Репетиции я начал сразу с самых сложных кусков, и в любом из них, с любым из партнеров Лена была совершенно естественна. Сняли, наверное, около десятка проб (они нужны были не для нее, а для ее партнеров), и ни в одной она не повторила себя. Разные интонации, разная мера чувственности, разная пластика. И всегда предельная внутренняя органика, способность жить в приподнятом, восторженном, нереальном для нормальных людей ритме.
Замечательно сыграли свои роли Ира Купченко, Ия Саввина, Саша Збруев, Смоктуновский, Женя Киндинов. Вообще в картине подобралось немало интересных персонажей.
Перелистывая старые рабочие записи, все время натыкаюсь на пометки типа: «главное — одухотворенность лиц», «нужны лица, излучающие свет». По этому принципу подбирались все актеры, даже те, кто лишь на мгновение должен был промелькнуть среди многих лиц арбатского двора. Вот еще запись: «Двор. Все — свои, родные. Одна семья».
Я хотел добиться ощущения душевного единения, при котором не может быть печальных конфликтов между соседями, неизбежных в любом коммунальном общежитии. Хотелось создать ощущение единого организма, полной открытости людей друг другу. Трубач, играющий по ночам на трубе, никогда не воспримется этими людьми как хулиган, мешающий спать. Он член их семьи, для них его труба — голос Высшей необходимости. Он сообщает им свою радость и боль сердца, а это — их радость и их боль.
Целый ряд персонажей двора у меня, кажется, получился. Фотограф, которого сыграл журналист Гриша Цитриняк.

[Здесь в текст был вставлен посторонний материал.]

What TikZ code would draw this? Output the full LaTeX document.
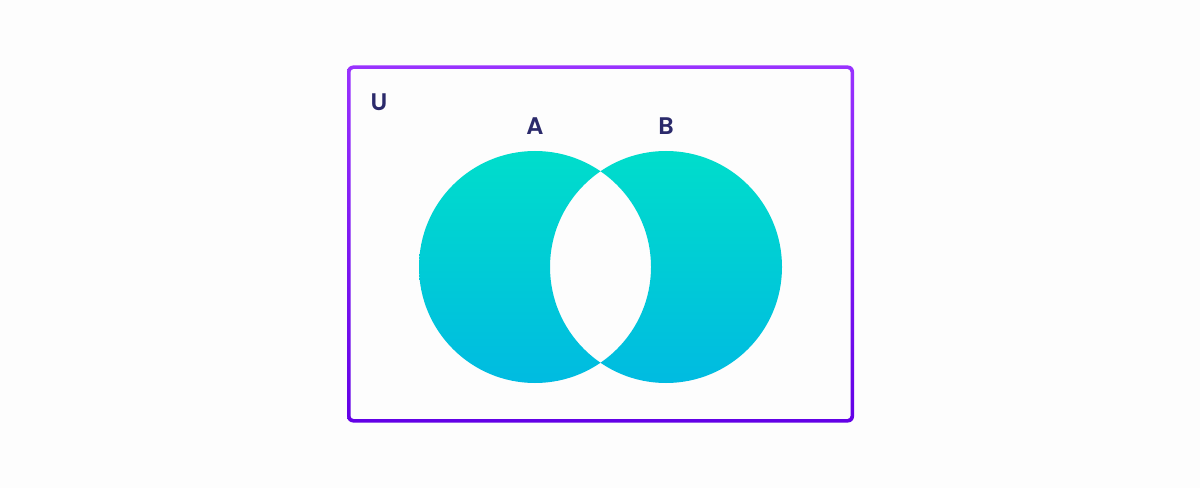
\documentclass[tikz,border=0pt]{standalone}
\usepackage{fontspec}
\usepackage{tikz}
\usepackage{xcolor}
\usetikzlibrary{positioning}
\newfontfamily\vnfont{Poppins SemiBold}
\definecolor{vnteal}{HTML}{00DDCB}
\definecolor{vnsky}{HTML}{00BBE1}
\definecolor{vnviolet}{HTML}{9A33FF}
\definecolor{vnindigo}{HTML}{6200E6}
\definecolor{vnink}{HTML}{2B2A6B}
\definecolor{vnpaper}{HTML}{FDFDFD}
\tikzset{
  setLabel/.style={font=\vnfont\fontsize{24}{24}\selectfont, text=vnink, inner sep=0pt},
  setFill/.style={top color=vnteal, bottom color=vnsky, even odd rule},
  frameFill/.style={top color=vnviolet, bottom color=vnindigo}
}
\begin{document}
\begin{tikzpicture}[x=1pt,y=1pt]
  \fill[vnpaper] (0,0) rectangle (1200,488);
  \useasboundingbox (0,0) rectangle (1200,488);
  % universe frame
  \begin{scope}[even odd rule]
    \clip (347,65.5) [rounded corners=6pt] rectangle (854,422.5)
      (350.5,69) [rounded corners=3pt] rectangle (850.5,419);
    \shade[frameFill] (340,60) rectangle (860,430);
  \end{scope}
  % A and B, lens left out
  \coordinate (cA) at (535,221);
  \coordinate (cB) at (666,221);
  \shade[setFill] (cA) circle (116) (cB) circle (116);
  \node[setLabel] (labU) at (379,386) {U};
  \node[setLabel] (labA) at (535,362) {A};
  \node[setLabel] (labB) at (666,362) {B};
\end{tikzpicture}
\end{document}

Он появляется всего-то на считанные секунды, но в нем — точный характер дворового активиста, энтузиаста-самоучки, работающего где-то вблизи на углу, в заштатном ателье. Получился матрасник, сыгранный поэтом Николаем Глазковым. Старуха, повторяющая: «Ах, дети, дети, как вы достаетесь». Всех этих персонажей в сценарии не было, они внесли в картину аромат, дух старой Москвы, с каждым годом все более уходящей и все равно никогда до конца не исчезающей.
Не ожидал, что «Романс» сыграет важную роль в личной моей жизни. Роман с Леной Кореневой начался еще до того, как я стал ее снимать.
Как режиссер по отношению к ней я был безжалостен. Мне надо было, чтобы она могла все — танцевать, петь, говорить стихами, жить на пределе чувства. До этого она снялась только в одной картине. Это была ее первая большая роль, звездная роль.
Был июнь 1972 года. Приехала Вивиан из Парижа, я сказал ей, что у меня появилась другая женщина.
— Подлец! — сказала она
Были очень напряженные разговоры, но я ушел из дома, стал снимать квартиру, где мы с Леной жили вместе.
Съемки были долгими. На них я встретился с замечательным оператором Леваном Пааташвили, с чудным художником Леонидом Перцевым, с Сашей Градским — тогда он еще не писал киномузыки, был просто рок-певцом.